Уезжала Поленька из Ташкента в жару, а на севере уже шел снег. Деревья стояли в первом зимнем убранстве. В Москве работало метро, как до войны, и женщины в красных фуражках — Поленькина детская мечта — объявляли отправку.
Три ночи Поленька ночевала на Казанском вокзале. За это время она видела салют. На другой день объявили тревогу, подняли аэростаты, но бомбежки не было. Не долетел фашист.
Зато повсюду, где ехала Поленька, виднелись следы разрушений. И чем ближе подходил состав к родным ее местам, тем больше сожженных домов, разрушенных заводских стен она видела из окна. В Сосновку попала засветло. И все равно первое впечатление было удручающим. Станция разбита. Черный ее остов зловеще возвышался над припорошенной снегом землей.
Улица, на которой они жили, уцелела, но пожар и здесь изрядно поусердствовал. От родительского дома остались почерневшие стены. Видно, спасали его, забор проломлен в нескольких местах. Многое изменилось, только водоразборная колонка у ворот была такая же голубая и новенькая, как до войны. А береза, что клонилась над крышей, обгорела наполовину. Верхняя часть, видно, осталась жива, потому что на ветках сохранилось несколько желтых листьев. Там, где раньше находилась волейбольная площадка, сейчас зияла разверстая пасть блиндажа. Поленька дошла до своей Первомайской улицы, выглянула за поворот, и силы покинули ее. Дом стоял такой, каким она оставила его в день памятного бегства. И это было страшно. Страшно было то, что миски и ложки были на своих местах. Стул как упал тогда, сваленный чемоданом, так и остался лежать. Теперь, два года спустя, она его подняла.
Как ни велико было первоначальное замешательство, на третий день Поленька, словно далекую эпоху, вспоминала ташкентский «Сельмаш», Пушкинскую улицу, Приусадебный тупик. Привычность родного дома, крыльцо, ступеньки, печь вытеснили из головы разноцветную экзотику Востока.

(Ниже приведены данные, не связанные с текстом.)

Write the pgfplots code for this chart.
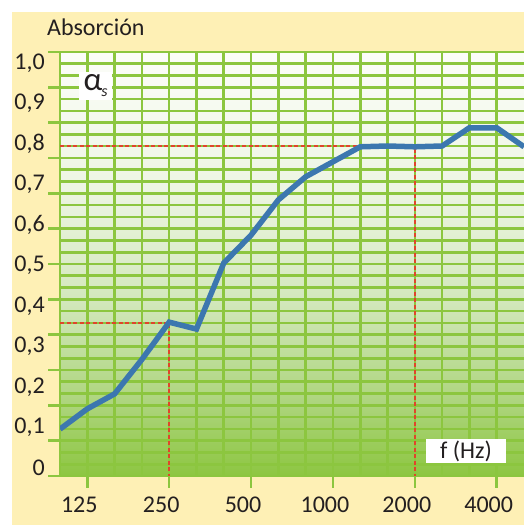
\documentclass[border=0pt]{standalone}
\usepackage{pgfplots}
\pgfplotsset{compat=1.18}
\usepackage{fontspec}
\setmainfont{Carlito}

\definecolor{cream}{HTML}{FEF0B5}
\definecolor{gridgreen}{HTML}{8CC63F}
\definecolor{curveblue}{HTML}{3C77AF}
\definecolor{refred}{HTML}{E0452B}
\definecolor{labelgray}{HTML}{231F20}
\definecolor{g0}{HTML}{8DC641}
\definecolor{g1}{HTML}{AED57F}
\definecolor{g2}{HTML}{D3E8BD}
\definecolor{g3}{HTML}{EDF5E3}
\definecolor{g4}{HTML}{FCFDF9}
\pgfdeclareverticalshading{plotbg}{100bp}{color(0bp)=(g0); color(25bp)=(g0); color(34bp)=(g1); color(46bp)=(g2); color(59bp)=(g3); color(75bp)=(g4); color(100bp)=(g4)}

\newcommand{\lblfont}{\fontsize{24bp}{28bp}\selectfont}

\begin{document}
\begin{tikzpicture}
\useasboundingbox (0,0) rectangle (524bp,525bp);
\fill[white] (0,0) rectangle (524bp,525bp);
\fill[cream] (12bp,0) rectangle (524bp,513bp);

\begin{axis}[
  at={(60bp,49bp)}, anchor=south west,
  scale only axis, width=464bp, height=424bp,
  xmode=log,
  xmin=99.21, xmax=5039.68,
  ymin=-0.0198, ymax=1.0271,
  axis background/.style={shading=plotbg},
  axis line style={draw=none},
  tick pos=left, tick align=outside,
  xtick={125,250,500,1000,2000,4000},
  xticklabels={125,250,500,1000,2000,4000},
  minor xtick={99.21,157.49,198.43,314.98,396.85,629.96,793.70,1259.92,1587.40,2519.84,3174.80},
  ytick={-0.0198,0.0674,0.1547,0.2419,0.3292,0.4164,0.5036,0.5909,0.6781,0.7654,0.8526,0.9398,1.0271},
  yticklabels={},
  minor ytick={0.0093,0.0384,0.0965,0.1256,0.1838,0.2129,0.2710,0.3001,0.3583,0.3873,0.4455,0.4746,
               0.5327,0.5618,0.6200,0.6491,0.7072,0.7363,0.7945,0.8235,0.8817,0.9108,0.9689,0.9980},
  grid=both,
  grid style={gridgreen, line width=2.6bp},
  minor grid style={gridgreen, line width=2.6bp},
  major tick style={gridgreen, line width=2.6bp},
  major tick length=12bp,
  minor tick length=0pt,
  tick label style={font=\lblfont, text=labelgray},
  xticklabel style={anchor=north, inner sep=0pt, xshift=-8bp, yshift=-9bp},
  yticklabel style={anchor=east, inner sep=0pt, xshift=-15bp},
  extra y ticks={0,0.1,0.2,0.3,0.4,0.5,0.6,0.7,0.8,0.9,1.0},
  extra y tick labels={0,{0,1},{0,2},{0,3},{0,4},{0,5},{0,6},{0,7},{0,8},{0,9},{1,0}},
  extra y tick style={grid=none, major tick length=0pt},
]

% reference lines
\addplot[refred, line width=1.6bp, dash pattern=on 4bp off 2.5bp] coordinates {
(99.21,0.795) (2000,0.795) (2000,-0.0198)
};
\addplot[refred, line width=1.6bp, dash pattern=on 4bp off 2.5bp] coordinates {
(99.21,0.358) (250,0.358) (250,-0.0198)
};

% absorption curve
\addplot[curveblue, line width=5.5bp] coordinates {
(99.21,0.096) (125,0.146) (157.49,0.183) (198.43,0.268) (250,0.360)
(314.98,0.343) (396.85,0.506) (500,0.575) (629.96,0.662) (793.70,0.719)
(1000,0.756) (1259.92,0.793) (1587.40,0.795) (2000,0.793) (2519.84,0.795)
(3174.80,0.840) (4000,0.840) (5039.68,0.793)
};

\node[fill=white, minimum width=33bp, minimum height=28bp, inner sep=0pt, text=labelgray]
  at (rel axis cs:0.0765,0.92) {\fontsize{33bp}{34bp}\selectfont α\kern-1bp\raisebox{-6bp}{\fontsize{16bp}{17bp}\selectfont\itshape s}};
\node[fill=white, minimum width=80bp, minimum height=24bp, inner sep=0pt, text=labelgray, font=\lblfont]
  at (rel axis cs:0.875,0.059) {f (Hz)};
\end{axis}

\node[anchor=base west, inner sep=0pt, text=labelgray, font=\lblfont] at (47bp,489bp) {Absorción};
\end{tikzpicture}
\end{document}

Здесь, как надеялась, отыскался и след Павлика. Когда друг детства Мишка Чернухин, толстый румяный карапуз, проведал Поленьку, дом ее имел вполне обжитой вид. Она не узнала Мишку в первый момент. Только застыла в изумлении, когда порог переступил, стуча костылями, старый мужик на одной ноге, в потрепанной шинели, без шапки, с копной курчавых рыжих волос.
— Вот такой я стал, — проговорил мужик, в котором она с трудом начала узнавать Мишку Чернухина. — Теперь я такой. Чего глаза выпучила? Не примешь в гости?
— Ты пьян, Мишка? — спросила она, овладев собой.
В детстве, естественно, из-за своей фамилии Мишка носил прозвище «Чернуха», хотя был рыж и голубоглаз. Буйную копну его волос Поленька и узнала в первую очередь.
— А я всегда пью, — сказал Чернуха. — Что мне не пить? Жив, цел, правда не совсем цел. Но, как говорится, бывает и хуже. Водка есть?